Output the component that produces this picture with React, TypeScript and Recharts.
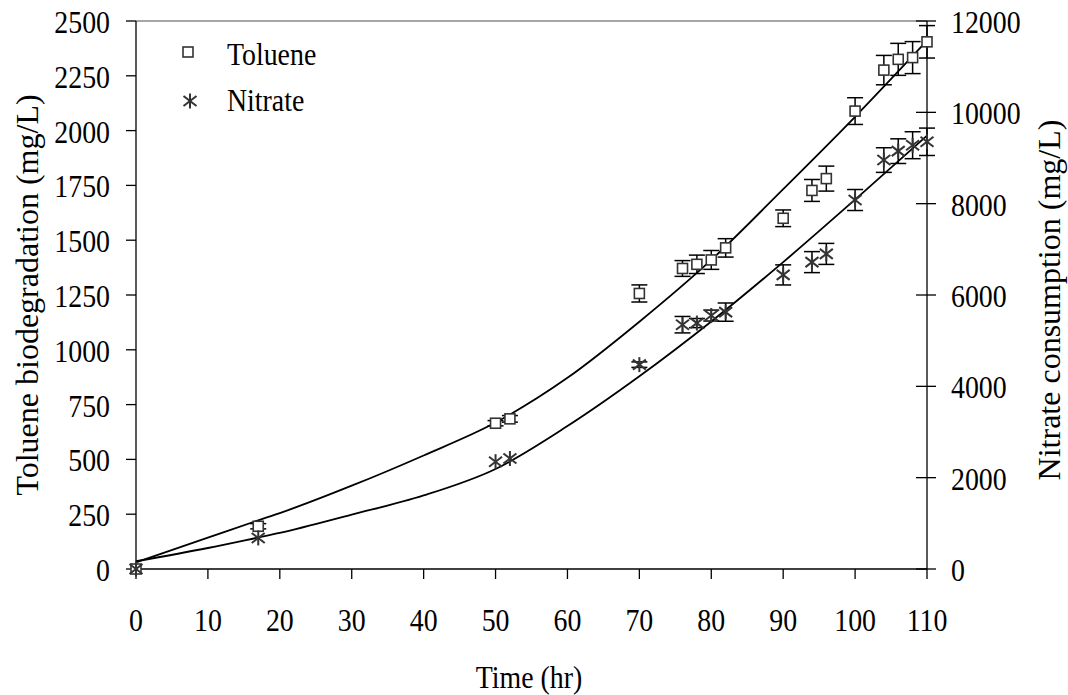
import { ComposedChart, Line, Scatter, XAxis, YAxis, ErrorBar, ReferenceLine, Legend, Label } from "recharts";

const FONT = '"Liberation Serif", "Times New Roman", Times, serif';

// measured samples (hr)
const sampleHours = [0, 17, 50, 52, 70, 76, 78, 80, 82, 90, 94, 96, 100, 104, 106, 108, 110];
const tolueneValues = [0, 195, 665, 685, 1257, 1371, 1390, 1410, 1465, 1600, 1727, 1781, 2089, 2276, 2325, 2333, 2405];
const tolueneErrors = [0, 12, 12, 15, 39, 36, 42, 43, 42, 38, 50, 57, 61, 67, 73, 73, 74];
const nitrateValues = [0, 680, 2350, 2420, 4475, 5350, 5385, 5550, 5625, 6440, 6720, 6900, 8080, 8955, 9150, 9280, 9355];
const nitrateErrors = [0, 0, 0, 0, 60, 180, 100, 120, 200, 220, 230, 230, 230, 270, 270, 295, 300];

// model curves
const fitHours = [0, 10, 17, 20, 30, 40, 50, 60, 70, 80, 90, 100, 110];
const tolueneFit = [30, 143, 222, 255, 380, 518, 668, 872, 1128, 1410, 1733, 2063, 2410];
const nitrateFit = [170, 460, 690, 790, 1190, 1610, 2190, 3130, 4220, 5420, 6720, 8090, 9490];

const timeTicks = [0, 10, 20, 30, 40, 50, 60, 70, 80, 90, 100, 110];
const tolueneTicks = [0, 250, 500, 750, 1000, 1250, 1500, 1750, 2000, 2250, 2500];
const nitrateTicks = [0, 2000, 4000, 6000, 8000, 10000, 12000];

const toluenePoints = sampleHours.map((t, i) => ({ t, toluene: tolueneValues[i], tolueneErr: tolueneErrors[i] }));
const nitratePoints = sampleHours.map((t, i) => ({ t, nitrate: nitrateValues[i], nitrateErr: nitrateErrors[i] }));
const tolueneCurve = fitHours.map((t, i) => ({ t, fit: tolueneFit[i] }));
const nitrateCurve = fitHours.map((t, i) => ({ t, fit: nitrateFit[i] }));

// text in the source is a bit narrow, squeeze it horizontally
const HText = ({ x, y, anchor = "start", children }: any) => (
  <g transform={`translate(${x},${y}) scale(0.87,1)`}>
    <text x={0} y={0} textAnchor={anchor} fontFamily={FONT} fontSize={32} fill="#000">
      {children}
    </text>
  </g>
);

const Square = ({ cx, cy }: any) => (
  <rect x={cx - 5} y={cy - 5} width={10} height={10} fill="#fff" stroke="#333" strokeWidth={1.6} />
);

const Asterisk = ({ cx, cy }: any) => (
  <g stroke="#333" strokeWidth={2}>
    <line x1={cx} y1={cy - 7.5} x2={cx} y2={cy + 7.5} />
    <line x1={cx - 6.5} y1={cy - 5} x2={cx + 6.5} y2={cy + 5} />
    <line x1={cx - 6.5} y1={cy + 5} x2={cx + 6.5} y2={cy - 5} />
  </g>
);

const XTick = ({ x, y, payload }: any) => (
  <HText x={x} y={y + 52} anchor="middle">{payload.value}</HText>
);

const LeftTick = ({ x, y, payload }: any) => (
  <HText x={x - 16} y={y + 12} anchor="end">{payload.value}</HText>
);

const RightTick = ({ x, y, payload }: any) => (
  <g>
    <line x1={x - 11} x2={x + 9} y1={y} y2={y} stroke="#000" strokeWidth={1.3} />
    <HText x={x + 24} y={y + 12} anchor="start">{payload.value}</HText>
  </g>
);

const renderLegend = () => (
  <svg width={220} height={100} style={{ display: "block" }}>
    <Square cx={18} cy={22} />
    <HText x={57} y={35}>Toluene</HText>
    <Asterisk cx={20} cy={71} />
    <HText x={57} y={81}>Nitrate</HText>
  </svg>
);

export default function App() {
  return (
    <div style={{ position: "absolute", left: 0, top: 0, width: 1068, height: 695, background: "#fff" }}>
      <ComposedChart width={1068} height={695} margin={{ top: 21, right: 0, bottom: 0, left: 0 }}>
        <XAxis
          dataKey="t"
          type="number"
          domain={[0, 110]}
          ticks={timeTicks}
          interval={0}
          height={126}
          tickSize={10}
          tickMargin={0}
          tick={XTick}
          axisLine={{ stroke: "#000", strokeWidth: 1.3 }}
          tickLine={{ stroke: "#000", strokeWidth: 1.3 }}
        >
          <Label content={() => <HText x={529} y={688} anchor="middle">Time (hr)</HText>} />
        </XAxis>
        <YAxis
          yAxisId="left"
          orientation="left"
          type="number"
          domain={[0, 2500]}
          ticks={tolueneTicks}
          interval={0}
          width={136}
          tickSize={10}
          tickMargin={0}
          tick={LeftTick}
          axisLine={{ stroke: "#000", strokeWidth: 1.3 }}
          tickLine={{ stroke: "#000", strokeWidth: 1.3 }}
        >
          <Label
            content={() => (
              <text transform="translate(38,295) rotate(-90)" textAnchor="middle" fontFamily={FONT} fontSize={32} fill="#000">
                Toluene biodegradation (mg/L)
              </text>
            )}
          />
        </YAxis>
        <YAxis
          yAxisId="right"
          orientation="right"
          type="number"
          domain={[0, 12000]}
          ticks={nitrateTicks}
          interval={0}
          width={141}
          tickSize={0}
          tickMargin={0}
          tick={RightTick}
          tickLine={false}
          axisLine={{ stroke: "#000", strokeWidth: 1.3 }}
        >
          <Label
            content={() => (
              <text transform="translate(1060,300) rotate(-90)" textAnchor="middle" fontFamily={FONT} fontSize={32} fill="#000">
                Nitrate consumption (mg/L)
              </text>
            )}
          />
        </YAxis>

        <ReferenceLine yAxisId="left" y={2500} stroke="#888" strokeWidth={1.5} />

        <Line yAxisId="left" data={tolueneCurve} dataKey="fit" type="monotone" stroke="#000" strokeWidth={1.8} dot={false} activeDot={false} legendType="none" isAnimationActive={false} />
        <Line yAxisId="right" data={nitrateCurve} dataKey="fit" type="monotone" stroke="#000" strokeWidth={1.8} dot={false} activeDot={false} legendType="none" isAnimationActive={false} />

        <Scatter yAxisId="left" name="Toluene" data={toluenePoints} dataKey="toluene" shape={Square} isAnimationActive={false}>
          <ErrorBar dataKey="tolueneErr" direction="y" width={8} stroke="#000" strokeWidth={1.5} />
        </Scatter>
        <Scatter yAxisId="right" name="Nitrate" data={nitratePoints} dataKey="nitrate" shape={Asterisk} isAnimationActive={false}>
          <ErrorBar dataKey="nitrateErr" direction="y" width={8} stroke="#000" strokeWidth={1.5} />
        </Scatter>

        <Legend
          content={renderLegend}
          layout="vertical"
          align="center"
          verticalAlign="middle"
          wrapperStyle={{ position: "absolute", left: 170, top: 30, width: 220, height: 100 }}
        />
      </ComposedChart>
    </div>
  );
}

■ Exercise goal ■
Quote all the lines above exactly as given. Do not include the pictures.

■ Result for this task ■
Output the component that produces this picture with React, TypeScript and Recharts.
import { ComposedChart, Line, Scatter, XAxis, YAxis, ErrorBar, ReferenceLine, Legend, Label } from "recharts";

const FONT = '"Liberation Serif", "Times New Roman", Times, serif';

// measured samples (hr)
const sampleHours = [0, 17, 50, 52, 70, 76, 78, 80, 82, 90, 94, 96, 100, 104, 106, 108, 110];
const tolueneValues = [0, 195, 665, 685, 1257, 1371, 1390, 1410, 1465, 1600, 1727, 1781, 2089, 2276, 2325, 2333, 2405];
const tolueneErrors = [0, 12, 12, 15, 39, 36, 42, 43, 42, 38, 50, 57, 61, 67, 73, 73, 74];
const nitrateValues = [0, 680, 2350, 2420, 4475, 5350, 5385, 5550, 5625, 6440, 6720, 6900, 8080, 8955, 9150, 9280, 9355];
const nitrateErrors = [0, 0, 0, 0, 60, 180, 100, 120, 200, 220, 230, 230, 230, 270, 270, 295, 300];

// model curves
const fitHours = [0, 10, 17, 20, 30, 40, 50, 60, 70, 80, 90, 100, 110];
const tolueneFit = [30, 143, 222, 255, 380, 518, 668, 872, 1128, 1410, 1733, 2063, 2410];
const nitrateFit = [170, 460, 690, 790, 1190, 1610, 2190, 3130, 4220, 5420, 6720, 8090, 9490];

const timeTicks = [0, 10, 20, 30, 40, 50, 60, 70, 80, 90, 100, 110];
const tolueneTicks = [0, 250, 500, 750, 1000, 1250, 1500, 1750, 2000, 2250, 2500];
const nitrateTicks = [0, 2000, 4000, 6000, 8000, 10000, 12000];

const toluenePoints = sampleHours.map((t, i) => ({ t, toluene: tolueneValues[i], tolueneErr: tolueneErrors[i] }));
const nitratePoints = sampleHours.map((t, i) => ({ t, nitrate: nitrateValues[i], nitrateErr: nitrateErrors[i] }));
const tolueneCurve = fitHours.map((t, i) => ({ t, fit: tolueneFit[i] }));
const nitrateCurve = fitHours.map((t, i) => ({ t, fit: nitrateFit[i] }));

// text in the source is a bit narrow, squeeze it horizontally
const HText = ({ x, y, anchor = "start", children }: any) => (
  <g transform={`translate(${x},${y}) scale(0.87,1)`}>
    <text x={0} y={0} textAnchor={anchor} fontFamily={FONT} fontSize={32} fill="#000">
      {children}
    </text>
  </g>
);

const Square = ({ cx, cy }: any) => (
  <rect x={cx - 5} y={cy - 5} width={10} height={10} fill="#fff" stroke="#333" strokeWidth={1.6} />
);

const Asterisk = ({ cx, cy }: any) => (
  <g stroke="#333" strokeWidth={2}>
    <line x1={cx} y1={cy - 7.5} x2={cx} y2={cy + 7.5} />
    <line x1={cx - 6.5} y1={cy - 5} x2={cx + 6.5} y2={cy + 5} />
    <line x1={cx - 6.5} y1={cy + 5} x2={cx + 6.5} y2={cy - 5} />
  </g>
);

const XTick = ({ x, y, payload }: any) => (
  <HText x={x} y={y + 52} anchor="middle">{payload.value}</HText>
);

const LeftTick = ({ x, y, payload }: any) => (
  <HText x={x - 16} y={y + 12} anchor="end">{payload.value}</HText>
);

const RightTick = ({ x, y, payload }: any) => (
  <g>
    <line x1={x - 11} x2={x + 9} y1={y} y2={y} stroke="#000" strokeWidth={1.3} />
    <HText x={x + 24} y={y + 12} anchor="start">{payload.value}</HText>
  </g>
);

const renderLegend = () => (
  <svg width={220} height={100} style={{ display: "block" }}>
    <Square cx={18} cy={22} />
    <HText x={57} y={35}>Toluene</HText>
    <Asterisk cx={20} cy={71} />
    <HText x={57} y={81}>Nitrate</HText>
  </svg>
);

export default function App() {
  return (
    <div style={{ position: "absolute", left: 0, top: 0, width: 1068, height: 695, background: "#fff" }}>
      <ComposedChart width={1068} height={695} margin={{ top: 21, right: 0, bottom: 0, left: 0 }}>
        <XAxis
          dataKey="t"
          type="number"
          domain={[0, 110]}
          ticks={timeTicks}
          interval={0}
          height={126}
          tickSize={10}
          tickMargin={0}
          tick={XTick}
          axisLine={{ stroke: "#000", strokeWidth: 1.3 }}
          tickLine={{ stroke: "#000", strokeWidth: 1.3 }}
        >
          <Label content={() => <HText x={529} y={688} anchor="middle">Time (hr)</HText>} />
        </XAxis>
        <YAxis
          yAxisId="left"
          orientation="left"
          type="number"
          domain={[0, 2500]}
          ticks={tolueneTicks}
          interval={0}
          width={136}
          tickSize={10}
          tickMargin={0}
          tick={LeftTick}
          axisLine={{ stroke: "#000", strokeWidth: 1.3 }}
          tickLine={{ stroke: "#000", strokeWidth: 1.3 }}
        >
          <Label
            content={() => (
              <text transform="translate(38,295) rotate(-90)" textAnchor="middle" fontFamily={FONT} fontSize={32} fill="#000">
                Toluene biodegradation (mg/L)
              </text>
            )}
          />
        </YAxis>
        <YAxis
          yAxisId="right"
          orientation="right"
          type="number"
          domain={[0, 12000]}
          ticks={nitrateTicks}
          interval={0}
          width={141}
          tickSize={0}
          tickMargin={0}
          tick={RightTick}
          tickLine={false}
          axisLine={{ stroke: "#000", strokeWidth: 1.3 }}
        >
          <Label
            content={() => (
              <text transform="translate(1060,300) rotate(-90)" textAnchor="middle" fontFamily={FONT} fontSize={32} fill="#000">
                Nitrate consumption (mg/L)
              </text>
            )}
          />
        </YAxis>

        <ReferenceLine yAxisId="left" y={2500} stroke="#888" strokeWidth={1.5} />

        <Line yAxisId="left" data={tolueneCurve} dataKey="fit" type="monotone" stroke="#000" strokeWidth={1.8} dot={false} activeDot={false} legendType="none" isAnimationActive={false} />
        <Line yAxisId="right" data={nitrateCurve} dataKey="fit" type="monotone" stroke="#000" strokeWidth={1.8} dot={false} activeDot={false} legendType="none" isAnimationActive={false} />

        <Scatter yAxisId="left" name="Toluene" data={toluenePoints} dataKey="toluene" shape={Square} isAnimationActive={false}>
          <ErrorBar dataKey="tolueneErr" direction="y" width={8} stroke="#000" strokeWidth={1.5} />
        </Scatter>
        <Scatter yAxisId="right" name="Nitrate" data={nitratePoints} dataKey="nitrate" shape={Asterisk} isAnimationActive={false}>
          <ErrorBar dataKey="nitrateErr" direction="y" width={8} stroke="#000" strokeWidth={1.5} />
        </Scatter>

        <Legend
          content={renderLegend}
          layout="vertical"
          align="center"
          verticalAlign="middle"
          wrapperStyle={{ position: "absolute", left: 170, top: 30, width: 220, height: 100 }}
        />
      </ComposedChart>
    </div>
  );
}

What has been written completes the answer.